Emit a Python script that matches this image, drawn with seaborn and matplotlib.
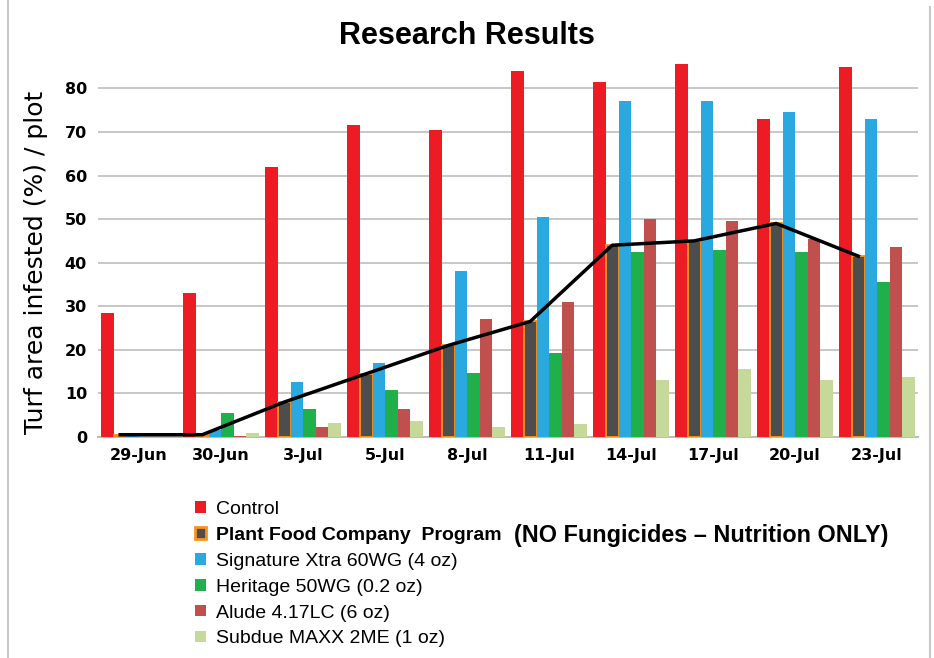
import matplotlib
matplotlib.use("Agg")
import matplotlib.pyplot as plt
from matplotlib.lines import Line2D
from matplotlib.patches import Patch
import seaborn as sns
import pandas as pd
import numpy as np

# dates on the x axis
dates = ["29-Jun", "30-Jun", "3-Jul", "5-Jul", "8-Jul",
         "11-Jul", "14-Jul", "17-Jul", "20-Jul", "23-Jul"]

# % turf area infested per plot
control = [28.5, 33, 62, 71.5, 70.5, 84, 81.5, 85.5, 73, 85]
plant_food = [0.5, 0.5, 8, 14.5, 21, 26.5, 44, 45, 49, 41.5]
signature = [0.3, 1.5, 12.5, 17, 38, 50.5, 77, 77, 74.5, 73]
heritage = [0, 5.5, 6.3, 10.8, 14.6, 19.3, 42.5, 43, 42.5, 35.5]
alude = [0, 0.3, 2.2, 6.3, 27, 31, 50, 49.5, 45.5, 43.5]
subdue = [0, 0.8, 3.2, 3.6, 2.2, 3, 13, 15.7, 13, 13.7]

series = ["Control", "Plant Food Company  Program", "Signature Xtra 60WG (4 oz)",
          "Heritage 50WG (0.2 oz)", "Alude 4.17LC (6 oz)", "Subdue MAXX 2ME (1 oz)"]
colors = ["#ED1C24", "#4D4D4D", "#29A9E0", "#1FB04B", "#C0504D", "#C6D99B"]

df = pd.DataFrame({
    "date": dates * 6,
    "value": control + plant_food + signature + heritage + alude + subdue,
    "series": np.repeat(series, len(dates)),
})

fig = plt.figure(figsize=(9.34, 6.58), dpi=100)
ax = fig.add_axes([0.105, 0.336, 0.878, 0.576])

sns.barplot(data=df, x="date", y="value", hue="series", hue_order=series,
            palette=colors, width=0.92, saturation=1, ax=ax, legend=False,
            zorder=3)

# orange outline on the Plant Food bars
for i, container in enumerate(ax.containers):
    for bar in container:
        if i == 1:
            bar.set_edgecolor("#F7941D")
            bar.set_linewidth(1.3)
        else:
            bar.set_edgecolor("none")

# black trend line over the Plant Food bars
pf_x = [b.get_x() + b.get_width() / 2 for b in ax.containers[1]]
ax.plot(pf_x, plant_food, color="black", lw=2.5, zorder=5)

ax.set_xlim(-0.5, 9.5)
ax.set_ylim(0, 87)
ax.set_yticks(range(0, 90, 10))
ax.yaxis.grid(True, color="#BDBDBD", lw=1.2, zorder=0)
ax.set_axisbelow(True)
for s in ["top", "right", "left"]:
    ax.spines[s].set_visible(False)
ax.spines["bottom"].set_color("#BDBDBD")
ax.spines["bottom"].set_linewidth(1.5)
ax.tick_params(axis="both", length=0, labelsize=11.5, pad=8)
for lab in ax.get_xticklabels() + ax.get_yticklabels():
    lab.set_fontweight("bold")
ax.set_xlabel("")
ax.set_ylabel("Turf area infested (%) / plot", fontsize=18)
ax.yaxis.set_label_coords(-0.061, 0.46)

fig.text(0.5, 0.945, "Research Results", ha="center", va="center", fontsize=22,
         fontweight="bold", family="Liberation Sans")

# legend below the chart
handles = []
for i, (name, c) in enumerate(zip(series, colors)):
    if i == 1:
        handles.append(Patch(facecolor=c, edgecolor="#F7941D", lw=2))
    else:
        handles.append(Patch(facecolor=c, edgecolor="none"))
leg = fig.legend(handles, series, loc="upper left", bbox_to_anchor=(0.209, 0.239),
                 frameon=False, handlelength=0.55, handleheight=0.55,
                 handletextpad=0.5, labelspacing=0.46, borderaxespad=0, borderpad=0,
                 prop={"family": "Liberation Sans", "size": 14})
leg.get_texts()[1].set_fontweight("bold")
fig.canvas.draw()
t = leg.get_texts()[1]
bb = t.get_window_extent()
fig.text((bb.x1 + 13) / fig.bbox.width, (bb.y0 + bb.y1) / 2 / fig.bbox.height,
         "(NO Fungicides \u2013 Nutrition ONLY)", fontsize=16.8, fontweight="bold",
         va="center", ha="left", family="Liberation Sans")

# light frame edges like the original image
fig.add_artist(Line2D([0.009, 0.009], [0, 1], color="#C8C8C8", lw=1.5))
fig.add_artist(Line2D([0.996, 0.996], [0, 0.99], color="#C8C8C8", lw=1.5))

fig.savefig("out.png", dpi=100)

•••••

_YOUR OBJECTIVE_
Reproduce the data above word for word from its first line through the line that holds "import numpy as np", both ends included; skip pictures.

_RESULT_
Emit a Python script that matches this image, drawn with seaborn and matplotlib.
import matplotlib
matplotlib.use("Agg")
import matplotlib.pyplot as plt
from matplotlib.lines import Line2D
from matplotlib.patches import Patch
import seaborn as sns
import pandas as pd
import numpy as np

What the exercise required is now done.